Citigroup Inc is in talks to give the U.S. government a larger stake, a person familiar with the matter said, which could provide the government with a far greater say in the affairs of the ailing banking giant.

If the government took a large common equity stake, even if it lacked voting control, the move could be the equivalent of a nationalization. Citigroup shares fell below $2 on Friday as investors feared that soaring losses would result in nationalization, wiping out shareholder equity.

Taxpayers could end up owning as much as 40 percent of New York-based Citigroup's common stock, though executives at the third-largest U.S. bank by assets hope to limit the stake to about 25 percent, The Wall Street Journal said on Monday, citing people familiar with the situation.

Talks could lead to the government converting a substantial portion of its $45 billion in Citigroup preferred shares, equal to a 7.8 percent stake, into common stock, diluting existing shareholders, the newspaper said.

The Obama administration has not indicated whether it supports the plan, though the White House has said Obama favors a privately-held banking system.

It can be taken as a commitment that some banks are too big to fail and the economic consequences too bad to contemplate, said Tony Morriss, senior markets strategist at ANZ Investment Bank, in Sydney.

A larger government stake, however, could fuel speculation that Bank of America Corp and other lenders might need similar agreements. If that happened, shares of other lenders could fall, including relatively healthy ones.

Nationalization is a trap that the U.S. government should avoid, Fox-Pitt Kelton analyst David Trone wrote.
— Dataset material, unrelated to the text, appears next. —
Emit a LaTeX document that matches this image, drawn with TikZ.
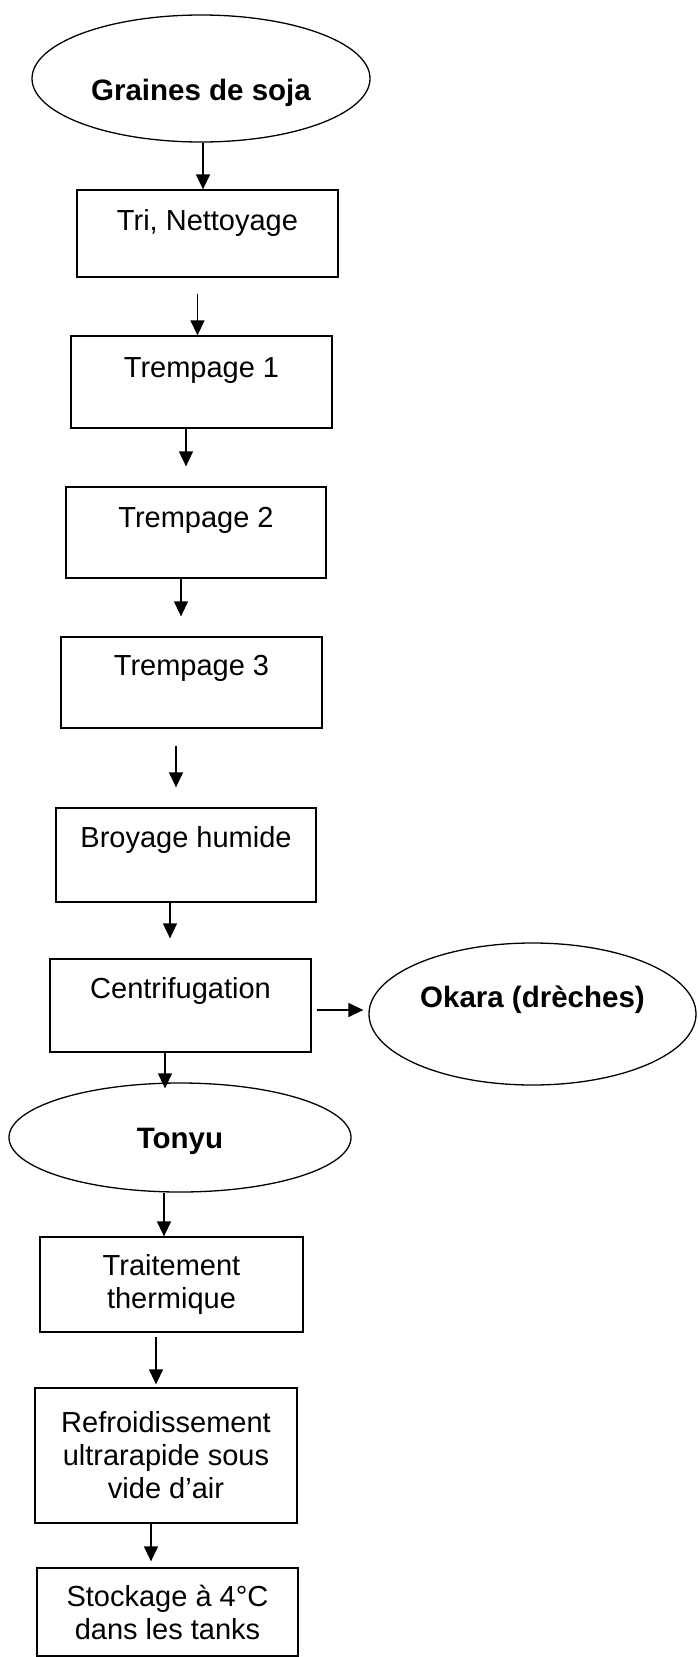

If Citi is nationalized, all bank stocks are likely to get crushed in fear.

In premarket trading, Citigroup shares rose 9.2 percent to $2.13, while Bank of America rose 10.8 percent to $4.20. JPMorgan Chase & Co rose 5.3 percent to $20.95, and Wells Fargo & Co rose 8 percent to $11.78. U.S. stock futures rose 1 percent, and U.S. Treasury prices fell.

TREASURY OPEN TO CONVERSION

Vikram Pandit, Citigroup's chief executive, has tried to stabilize the bank by dividing it in two, creating Citicorp to house healthier businesses the bank wants to keep, and Citi Holdings to house businesses it hopes to sell or wind down.

The Citigroup news came as governments worldwide move to prop up ailing banks, and after European Union leaders backed a doubling of funds for the International Monetary Fund to aid bailouts of banking and other industries.

Citigroup in October and November issued $52 billion of preferred shares to the government, of which $45 billion was considered capital and $7 billion a fee for the U.S. agreeing to share losses on $301 billion of troubled assets.

Converting the preferred stock to common stock is one of many options for the government, the person who spoke with Reuters said.

The government in September took a nearly 80 percent stake in American International Group Inc, the big insurer.

U.S. Treasury Department spokesman Isaac Baker declined to comment on Citigroup but said Treasury Secretary Timothy Geithner's bank stabilization plan allows lenders to apply to convert preferred shares into convertible preferred shares and later into common equity to bolster capital.

Citigroup declined to comment on the reported talks with the government, but in an email said its capital base is very strong. It said Tier-1 capital, which measures its ability to cover losses, was 11.9 percent at the end of 2008, twice the required minimum.

On the other hand, Citigroup and many rivals come up short of what analysts prefer in another measure of capital -- the ratio of tangible common equity to tangible assets.

Trone said that even if the government takes a 40 percent stake, Citigroup's tangible common equity ratio would rise only to 2.16 percent, less than half the level analysts like to see.

In the coming weeks, the Treasury Department is expected to subject up to 25 banks to stress tests to decide which need additional capital.

STRESS TESTS AHEAD

Citigroup began raising capital aggressively in late 2007, including from Abu Dhabi Investment Authority, Kuwait Investment Authority and Singapore Investment Corp. Saudi Prince Alwaleed bin Talal, the bank's largest individual shareholder, also boosted his stake.

Singapore declined to comment. The others were not immediately available for comment.

We don't know how much pain for investors government measures will induce, said Dariusz Kowalczyk, chief investment strategist with SJS Markets in Hong Kong. By which I mean, will current holders of bank equity lose everything, or most?

Converting Citigroup preferred shares would add pressure on Bank of America, which also received $45 billion from the government and a loss-sharing pact on $118 billion of assets. About three-fourths of those assets came from the former Merrill Lynch & Co, which Bank of America bought on January 1.

Bank of America spokesman Robert Stickler said the largest U.S. bank is not in, and does not expect to enter, talks about new capital or converting preferred stock to common stock.

We believe that we are in very healthy shape, we have strong capital, we have the strongest liquidity in the industry, we are profitable, and we are lending across business lines, he said.